The seventh day of Holy Week is rarely thought of as an individual day but as part of the three days in completing God’s redemption plan: Christ’s death, burial, and resurrection. To look at it as a separate day, we first look at the preparation day for the Sabbath — Jesus was crucified on the cross at Golgotha. The crowds had watched and listened to the final Words of Christ.  “It is finished.” His body died.

For the followers of Jesus, this was the beginning of their time of hopelessness and confusion. The disciples were hidden in fear that they too would be killed. These men, who had spent so much time with the Savior, were now on their own. We now understand why Jesus prayed for them in the Garden, that God would protect them from the evil one. Fear was crippling their faith and causing them to question all that they had been doing for the last three years.

The Chief Priest and the Pharisees gathered before Pilate, asking for soldiers to guard the tomb where Jesus’ body was laid. They said, “We remember that while this deceiver was still alive He said, ‘After three days I will rise again.’ Therefore give orders that the tomb be made secure until the third day. Otherwise, His disciples may come, steal Him, and tell the people, ‘He has been raised from the dead.’  Then the last deception will be worse than the first” (Matthew 27:62-64). The hate of the Chief Priests and Pharisees are the only words recorded from the Sabbath day after Jesus’ death.  
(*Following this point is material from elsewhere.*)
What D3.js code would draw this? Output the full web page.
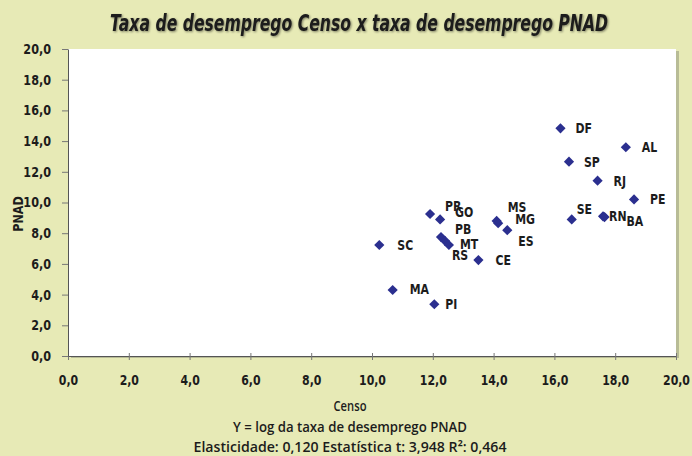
<!DOCTYPE html>
<html><head><meta charset="utf-8">
<script src="https://cdn.jsdelivr.net/npm/d3@7"></script>
<style>
body{margin:0;background:#e7eab6;}
svg{display:block;}
text{font-family:"DejaVu Sans",sans-serif;fill:#1c1c1c;}
</style></head><body>
<svg id="c" width="692" height="456"></svg>
<script>
const states = ["DF","AL","SP","RJ","PE","SE","RN","BA","PR","GO","MS","MG","ES","PB","MT","RS","CE","SC","MA","PI"];
const censo  = [16.2,18.35,16.48,17.42,18.62,16.57,17.6,17.65,11.91,12.24,14.1,14.15,14.45,12.27,12.4,12.53,13.5,10.24,10.68,12.05];
const pnad   = [14.83,13.6,12.66,11.42,10.2,8.9,9.1,9.05,9.25,8.9,8.8,8.65,8.2,7.75,7.5,7.23,6.25,7.23,4.3,3.37];
const xTicks = [0,2,4,6,8,10,12,14,16,18,20];
const yTicks = [0,2,4,6,8,10,12,14,16,18,20];
const title = "Taxa de desemprego Censo x taxa de desemprego PNAD";
const xTitle = "Censo";
const yTitle = "PNAD";
const notes = ["Y = log da taxa de desemprego PNAD", "Elasticidade: 0,120  Estatística t: 3,948  R²: 0,464"];

// label offsets (pixels) relative to each point
const labelOffset = {
  DF:[15,5],AL:[16,5],SP:[15,5],RJ:[16,5],PE:[16,5],SE:[5,-5],RN:[6,5],BA:[22,9],
  PR:[15,-3],GO:[15,-2],MS:[11,-9],MG:[17,1],ES:[11,16],PB:[14,-3],MT:[15,8],RS:[3,15],
  CE:[17,5],SC:[18,5],MA:[17,4],PI:[11,5]
};

function condense(sel, f) {
  sel.each(function() {
    const len = this.getComputedTextLength();
    d3.select(this).attr("textLength", len * f).attr("lengthAdjust", "spacingAndGlyphs");
  });
}

const svg = d3.select("#c");
const m = {l:68, r:676, t:49, b:356};
const x = d3.scaleLinear().domain([0,20]).range([m.l, m.r]);
const y = d3.scaleLinear().domain([0,20]).range([m.b, m.t]);
const fmt = d => d3.format(".1f")(d).replace(".", ",");

// plot area with shadow
svg.append("rect").attr("x", m.l+3).attr("y", m.t+2).attr("width", m.r-m.l).attr("height", m.b-m.t)
  .attr("fill", "#9a9c80").attr("opacity", 0.6);
svg.append("rect").attr("x", m.l).attr("y", m.t).attr("width", m.r-m.l).attr("height", m.b-m.t)
  .attr("fill", "#ffffff");

// axes
const gx = svg.append("g").attr("transform", `translate(0,${m.b})`)
  .call(d3.axisBottom(x).tickValues(xTicks).tickFormat(fmt).tickSize(4).tickSizeOuter(0));
const gy = svg.append("g").attr("transform", `translate(${m.l},0)`)
  .call(d3.axisLeft(y).tickValues(yTicks).tickFormat(fmt).tickSize(6).tickSizeOuter(0));
[gx, gy].forEach(g => {
  g.select(".domain").attr("stroke", "#555").attr("stroke-width", 1);
  g.selectAll(".tick line").attr("stroke", "#777");
  g.selectAll("text").attr("font-size", 14).attr("fill", "#1c1c1c")
    .attr("font-family", "'DejaVu Sans',sans-serif").attr("font-weight", "bold");
});
gx.selectAll(".tick line").attr("y1", -3).attr("y2", 4);
gx.selectAll("text").attr("dy", "1.55em");
gy.selectAll("text").attr("dx", "-8");
condense(gx.selectAll("text"), 0.78);
condense(gy.selectAll("text"), 0.8);

// points
const pts = states.map((s,i) => ({s, cx:censo[i], py:pnad[i]}));
const sym = d3.symbol().type(d3.symbolSquare).size(52);
svg.append("g").selectAll("path").data(pts).join("path")
  .attr("d", sym)
  .attr("transform", d => `translate(${x(d.cx)},${y(d.py)}) rotate(45)`)
  .attr("fill", "#2b2f8f");

const lbl = svg.append("g").selectAll("text").data(pts).join("text")
  .attr("x", d => x(d.cx) + labelOffset[d.s][0])
  .attr("y", d => y(d.py) + labelOffset[d.s][1])
  .attr("font-size", 14).attr("font-weight", "bold")
  .text(d => d.s);
condense(lbl, 0.78);

// titles
svg.append("text").attr("x", 359).attr("y", 31).attr("text-anchor", "middle")
  .attr("font-size", 23).attr("font-style", "italic").attr("font-weight", "bold")
  .attr("textLength", 498).attr("lengthAdjust", "spacingAndGlyphs")
  .style("filter", "drop-shadow(1px 1px 1px rgba(0,0,0,0.45))")
  .text(title);
const xt = svg.append("text").attr("x", 350).attr("y", 411).attr("text-anchor", "middle")
  .style("font-family", "'Open Sans','DejaVu Sans',sans-serif")
  .attr("font-size", 14).attr("font-weight", 600).text(xTitle);
condense(xt, 0.8);
const yt = svg.append("text").attr("transform", "translate(23,214) rotate(-90)").attr("text-anchor", "middle")
  .attr("font-size", 14).attr("font-weight", "bold").text(yTitle);
condense(yt, 0.8);
notes.forEach((t,i) => {
  const n = svg.append("text").attr("x", 350).attr("y", 432 + i*20).attr("text-anchor", "middle").attr("font-size", 15)
    .style("font-family", "'Open Sans','DejaVu Sans',sans-serif")
    .attr("font-weight", 600).text(t);
  n.attr("textLength", i === 0 ? 234 : 313).attr("lengthAdjust", "spacingAndGlyphs");
});
</script>
</body></html>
Holy Saturday is called a day of reflection on the death of Jesus. Hopelessness and confusion were found in the realization that those believers so long ago did not know if Jesus would rise again. Do you have times in your faith journey where you get encompassed in this kind of despair due to the unknown? Do you allow yourself to become imprisoned in the hopelessness of life? We have a choice to stay in this place or to be surrounded in the hope of Jesus' resurrection.

For others, this day is filled with the emptiness of disbelief in Jesus as the Savior of the world.  This despondency brings one to be filled with hate and despair. Often one tries to dull this emptiness with sin that only deepens one’s loss of hope.  

As you spend today reflecting on the death of Jesus and the time His body was in the tomb, don’t be encumbered by hopelessness, but hold tightly to the promise that Jesus said, “After three days, I will rise again” (Matthew 27:63).